# REQUIRED TASK:
Repeat exactly the lines from the line with "Generate a web" to the line with "const plotLeft = 91.5, plotRight", including both, and leave out any pictures.

# EXTRACTED DATA:
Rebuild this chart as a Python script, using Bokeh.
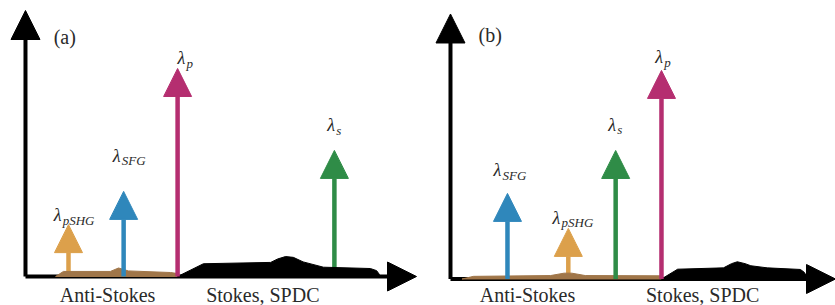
from bokeh.plotting import figure
from bokeh.models import ColumnDataSource, Arrow, NormalHead, Range1d
from bokeh.layouts import row
from bokeh.core.properties import value
from bokeh.embed import file_html
from bokeh.resources import INLINE

# ---------------- data ----------------
panel_tags = ["(a)", "(b)"]
region_names = ["Anti-Stokes", "Stokes, SPDC"]
line_names = ["pSHG", "SFG", "p", "s"]

# panel (a): spectral position / relative height of each line
a_pos = [1.10, 2.51, 3.89, 7.90]
a_height = [1.95, 3.20, 7.82, 4.74]
a_label_x = [0.72, 2.23, 3.89, 7.72]
a_label_y = [2.11, 4.36, 8.01, 5.49]
a_region_x = [2.10, 6.07]
a_region_y = [-0.90, -0.90]
a_tag_xy = [0.72, 8.83]

# panel (b)
b_pos = [3.06, 1.48, 5.48, 4.29]
b_height = [1.91, 3.23, 7.87, 4.85]
b_label_x = [2.65, 1.12, 5.32, 4.10]
b_label_y = [2.13, 3.91, 8.17, 5.64]
b_region_x = [2.00, 6.55]
b_region_y = [-0.81, -0.81]
b_tag_xy = [0.73, 9.0]

# broadband anti-Stokes (brown) and Stokes/SPDC (black) spectra
a_as_x = [0.77, 0.97, 2.17, 2.38, 2.63, 3.71, 3.89, 3.89]
a_as_y = [0.00, 0.19, 0.19, 0.32, 0.21, 0.15, 0.11, 0.00]
a_st_x = [3.89, 4.55, 6.27, 6.45, 6.65, 6.85, 7.10, 7.62, 8.82, 8.98, 9.05, 9.05]
a_st_y = [0.00, 0.48, 0.53, 0.66, 0.75, 0.72, 0.55, 0.35, 0.30, 0.22, 0.08, 0.00]

b_as_x = [0.30, 0.60, 2.60, 2.95, 3.15, 3.50, 5.48, 5.48]
b_as_y = [0.00, 0.10, 0.13, 0.22, 0.22, 0.13, 0.12, 0.00]
b_st_x = [5.48, 5.90, 7.09, 7.30, 7.45, 7.65, 7.80, 8.23, 9.09, 9.19, 9.25, 9.25]
b_st_y = [0.00, 0.37, 0.42, 0.58, 0.65, 0.58, 0.50, 0.42, 0.36, 0.25, 0.10, 0.00]

axis_len = 10.0

# ---------------- styles ----------------
COLORS = {"pSHG": "#DCA04B", "SFG": "#2F87BB", "p": "#B52E70", "s": "#2F8C47"}
BROWN = "#A07649"
TEXT = "#2a2a2a"
SERIF = "Liberation Serif"
TEXT_SHIFT = -5  # px, lifts text to sit on its baseline like the reference


def make_panel(width, xr, yr, pos, height, lab_x, lab_y, as_x, as_y, st_x, st_y,
               reg_x, reg_y, tag_xy, tag, under):
    p = figure(width=width, height=305, output_backend="svg", toolbar_location=None,
               x_range=Range1d(*xr), y_range=Range1d(*yr),
               x_axis_location=None, y_axis_location=None, min_border=0)
    p.grid.visible = False
    p.outline_line_color = None
    p.background_fill_color = "white"
    p.border_fill_color = "white"

    # axes drawn as arrows
    for (x0, y0, x1, y1) in [(0, 0, 0, axis_len), (0, 0, axis_len, 0)]:
        p.add_layout(Arrow(x_start=x0, y_start=y0, x_end=x1, y_end=y1,
                           line_width=4, line_color="black", level="underlay",
                           end=NormalHead(size=29, fill_color="black", line_color="black")))

    p.patch(as_x, as_y, fill_color=BROWN, line_color=BROWN, line_width=1)
    p.patch(st_x, st_y, fill_color="black", line_color="black", line_width=1)

    for name, x, h in zip(line_names, pos, height):
        c = COLORS[name]
        p.add_layout(Arrow(x_start=x, y_start=0, x_end=x, y_end=h,
                           line_width=4.5, line_color=c,
                           level="underlay" if name in under else "annotation",
                           end=NormalHead(size=28, fill_color=c, line_color=c)))

    src = ColumnDataSource(dict(x=lab_x, y=lab_y, sub=line_names,
                                lam=["λ"] * len(line_names)))
    p.text("x", "y", text="lam", source=src, text_font=value(SERIF),
           text_font_style="italic", text_font_size="18px", text_color=TEXT,
           text_align="left", text_baseline="alphabetic", y_offset=TEXT_SHIFT)
    p.text("x", "y", text="sub", source=src, text_font=value(SERIF),
           text_font_style="italic", text_font_size="13px", text_color=TEXT,
           text_align="left", text_baseline="alphabetic", x_offset=9,
           y_offset=TEXT_SHIFT + 5)

    p.text(reg_x, reg_y, text=region_names, text_font=value(SERIF),
           text_font_size="20px", text_color=TEXT, text_align="center",
           text_baseline="alphabetic", y_offset=TEXT_SHIFT)
    p.text([tag_xy[0]], [tag_xy[1]], text=[tag], text_font=value(SERIF),
           text_font_size="20px", text_color=TEXT, text_align="left",
           text_baseline="alphabetic", y_offset=TEXT_SHIFT)
    return p


pa = make_panel(420, (-0.639, 10.102), (-1.090, 10.376), a_pos, a_height, a_label_x,
                a_label_y, a_as_x, a_as_y, a_st_x, a_st_y, a_region_x, a_region_y,
                a_tag_xy, panel_tags[0], under={"pSHG", "s"})
pb = make_panel(415, (-0.779, 10.0), (-1.0, 10.509), b_pos, b_height, b_label_x,
                b_label_y, b_as_x, b_as_y, b_st_x, b_st_y, b_region_x, b_region_y,
                b_tag_xy, panel_tags[1], under={"pSHG"})

layout = row(pa, pb, spacing=0)
open("out.html", "w").write(file_html(layout, INLINE))
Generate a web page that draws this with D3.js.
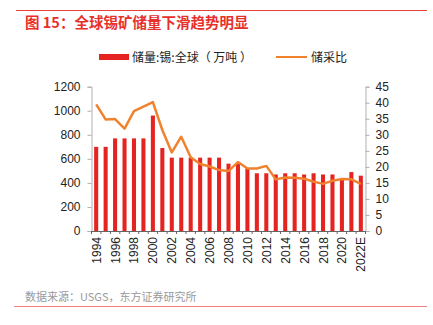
<!DOCTYPE html>
<html>
<head>
<meta charset="utf-8">
<script src="https://cdn.jsdelivr.net/npm/d3@7"></script>
<style>
  html, body { margin: 0; padding: 0; background: #fff; }
  svg { display: block; font-family: "Liberation Sans", Arial, "Noto Sans CJK SC", sans-serif; }
</style>
</head>
<body>
<svg id="chart" width="433" height="325"></svg>
<script>
// Years (x categories)
const years = ["1994","1995","1996","1997","1998","1999","2000","2001","2002","2003",
  "2004","2005","2006","2007","2008","2009","2010","2011","2012","2013",
  "2014","2015","2016","2017","2018","2019","2020","2021","2022E"];
// Global tin reserves (10k tonnes)
const reserves = [700,700,770,770,770,770,960,690,610,610,
  610,610,610,610,560,560,520,480,480,470,
  480,480,470,480,470,470,430,490,460];
// Reserve-to-production ratio
const rpRatio = [39.5,34.8,34.9,31.9,37.4,38.8,40.2,31.5,24.5,29.4,
  23.0,20.9,20.1,19.0,18.7,21.5,19.5,19.5,20.3,16.1,
  16.7,16.6,16.3,15.4,14.7,15.7,16.2,16.1,14.7];
const leftTicks = [0,200,400,600,800,1000,1200];
const rightTicks = [0,5,10,15,20,25,30,35,40,45];
const xLabels = years.filter((d, i) => i % 2 === 0);

const barColor = "#e52421";
const lineColor = "#f0822e";
const CJK = '"Noto Sans CJK SC", sans-serif';

const svg = d3.select("#chart");

// Header and footer rules
svg.append("line").attr("x1", 16).attr("x2", 427).attr("y1", 10.5).attr("y2", 10.5)
  .attr("stroke", "#e8413b").attr("stroke-width", 1);
svg.append("text").attr("x", 25).attr("y", 27.5)
  .attr("font-family", CJK).attr("font-size", 14.5).attr("font-weight", "bold")
  .attr("fill", "#e8302a").text("图 15：全球锡矿储量下滑趋势明显");
svg.append("text").attr("x", 25).attr("y", 301)
  .attr("font-family", CJK).attr("font-size", 11)
  .attr("fill", "#9a9a9a").text("数据来源：USGS，东方证券研究所");
svg.append("line").attr("x1", 14).attr("x2", 427).attr("y1", 306.5).attr("y2", 306.5)
  .attr("stroke", "#f08080").attr("stroke-width", 1);

// Plot area
const plotLeft = 91.5, plotRight = 365.5, plotTop = 86.7, plotBottom = 231;

const x = d3.scaleBand().domain(years).range([plotLeft, plotRight]).paddingInner(0.57).paddingOuter(0.28);
const yL = d3.scaleLinear().domain([0, 1200]).range([plotBottom, plotTop]);
const yR = d3.scaleLinear().domain([0, 45]).range([plotBottom, plotTop]);

// Bars
svg.append("g").selectAll("rect").data(years).join("rect")
  .attr("x", d => x(d))
  .attr("width", x.bandwidth())
  .attr("y", (d, i) => yL(reserves[i]))
  .attr("height", (d, i) => plotBottom - yL(reserves[i]))
  .attr("fill", barColor);

// Left axis
const gL = svg.append("g").attr("transform", `translate(${plotLeft},0)`)
  .call(d3.axisLeft(yL).tickValues(leftTicks).tickFormat(d3.format("d")).tickSize(4).tickPadding(7));
// Right axis
const gR = svg.append("g").attr("transform", `translate(${plotRight},0)`)
  .call(d3.axisRight(yR).tickValues(rightTicks).tickFormat(d3.format("d")).tickSize(4).tickPadding(6));
[gL, gR].forEach(g => {
  g.select(".domain").attr("stroke", "#b0b0b0");
  g.selectAll(".tick line").attr("stroke", "#b0b0b0");
  g.selectAll("text").attr("font-size", 12).attr("fill", "#222")
    .attr("font-family", '"Liberation Sans", Arial, sans-serif');
});

// Bottom axis: ticks between categories
const gB = svg.append("g").attr("transform", `translate(0,${plotBottom})`);
gB.append("line").attr("x1", plotLeft).attr("x2", plotRight).attr("y1", 0.5).attr("y2", 0.5)
  .attr("stroke", "#666");
const bounds = d3.range(years.length + 1).map(i => plotLeft + (plotRight - plotLeft) * i / years.length);
gB.selectAll("line.tk").data(bounds).join("line").attr("class", "tk")
  .attr("x1", d => d).attr("x2", d => d).attr("y1", 0).attr("y2", 3)
  .attr("stroke", "#666");
gB.selectAll("text").data(xLabels).join("text")
  .attr("transform", d => `translate(${x(d) + x.bandwidth() / 2 + 4.5},6) rotate(-90)`)
  .attr("text-anchor", "end")
  .attr("font-size", 12).attr("fill", "#222")
  .attr("font-family", '"Liberation Sans", Arial, sans-serif')
  .text(d => d);

// Ratio line
const line = d3.line()
  .x((d, i) => x(years[i]) + x.bandwidth() / 2)
  .y(d => yR(d));
svg.append("path").datum(rpRatio).attr("d", line)
  .attr("fill", "none").attr("stroke", lineColor).attr("stroke-width", 2.5)
  .attr("stroke-linejoin", "round");

// Legend
const lg = svg.append("g");
lg.append("rect").attr("x", 99).attr("y", 54).attr("width", 30).attr("height", 6).attr("fill", barColor);
lg.append("text").attr("x", 132).attr("y", 61.5).attr("font-family", CJK).attr("font-size", 12)
  .attr("fill", "#222").attr("xml:space", "preserve").text("储量:锡:全球（ 万吨 ）");
lg.append("line").attr("x1", 276).attr("x2", 307).attr("y1", 57).attr("y2", 57)
  .attr("stroke", lineColor).attr("stroke-width", 2);
lg.append("text").attr("x", 311).attr("y", 61.5).attr("font-family", CJK).attr("font-size", 12)
  .attr("fill", "#222").text("储采比");
</script>
</body>
</html>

# RESULT:
Generate a web page that draws this with D3.js.
<!DOCTYPE html>
<html>
<head>
<meta charset="utf-8">
<script src="https://cdn.jsdelivr.net/npm/d3@7"></script>
<style>
  html, body { margin: 0; padding: 0; background: #fff; }
  svg { display: block; font-family: "Liberation Sans", Arial, "Noto Sans CJK SC", sans-serif; }
</style>
</head>
<body>
<svg id="chart" width="433" height="325"></svg>
<script>
// Years (x categories)
const years = ["1994","1995","1996","1997","1998","1999","2000","2001","2002","2003",
  "2004","2005","2006","2007","2008","2009","2010","2011","2012","2013",
  "2014","2015","2016","2017","2018","2019","2020","2021","2022E"];
// Global tin reserves (10k tonnes)
const reserves = [700,700,770,770,770,770,960,690,610,610,
  610,610,610,610,560,560,520,480,480,470,
  480,480,470,480,470,470,430,490,460];
// Reserve-to-production ratio
const rpRatio = [39.5,34.8,34.9,31.9,37.4,38.8,40.2,31.5,24.5,29.4,
  23.0,20.9,20.1,19.0,18.7,21.5,19.5,19.5,20.3,16.1,
  16.7,16.6,16.3,15.4,14.7,15.7,16.2,16.1,14.7];
const leftTicks = [0,200,400,600,800,1000,1200];
const rightTicks = [0,5,10,15,20,25,30,35,40,45];
const xLabels = years.filter((d, i) => i % 2 === 0);

const barColor = "#e52421";
const lineColor = "#f0822e";
const CJK = '"Noto Sans CJK SC", sans-serif';

const svg = d3.select("#chart");

// Header and footer rules
svg.append("line").attr("x1", 16).attr("x2", 427).attr("y1", 10.5).attr("y2", 10.5)
  .attr("stroke", "#e8413b").attr("stroke-width", 1);
svg.append("text").attr("x", 25).attr("y", 27.5)
  .attr("font-family", CJK).attr("font-size", 14.5).attr("font-weight", "bold")
  .attr("fill", "#e8302a").text("图 15：全球锡矿储量下滑趋势明显");
svg.append("text").attr("x", 25).attr("y", 301)
  .attr("font-family", CJK).attr("font-size", 11)
  .attr("fill", "#9a9a9a").text("数据来源：USGS，东方证券研究所");
svg.append("line").attr("x1", 14).attr("x2", 427).attr("y1", 306.5).attr("y2", 306.5)
  .attr("stroke", "#f08080").attr("stroke-width", 1);

// Plot area
const plotLeft = 91.5, plotRight = 365.5, plotTop = 86.7, plotBottom = 231;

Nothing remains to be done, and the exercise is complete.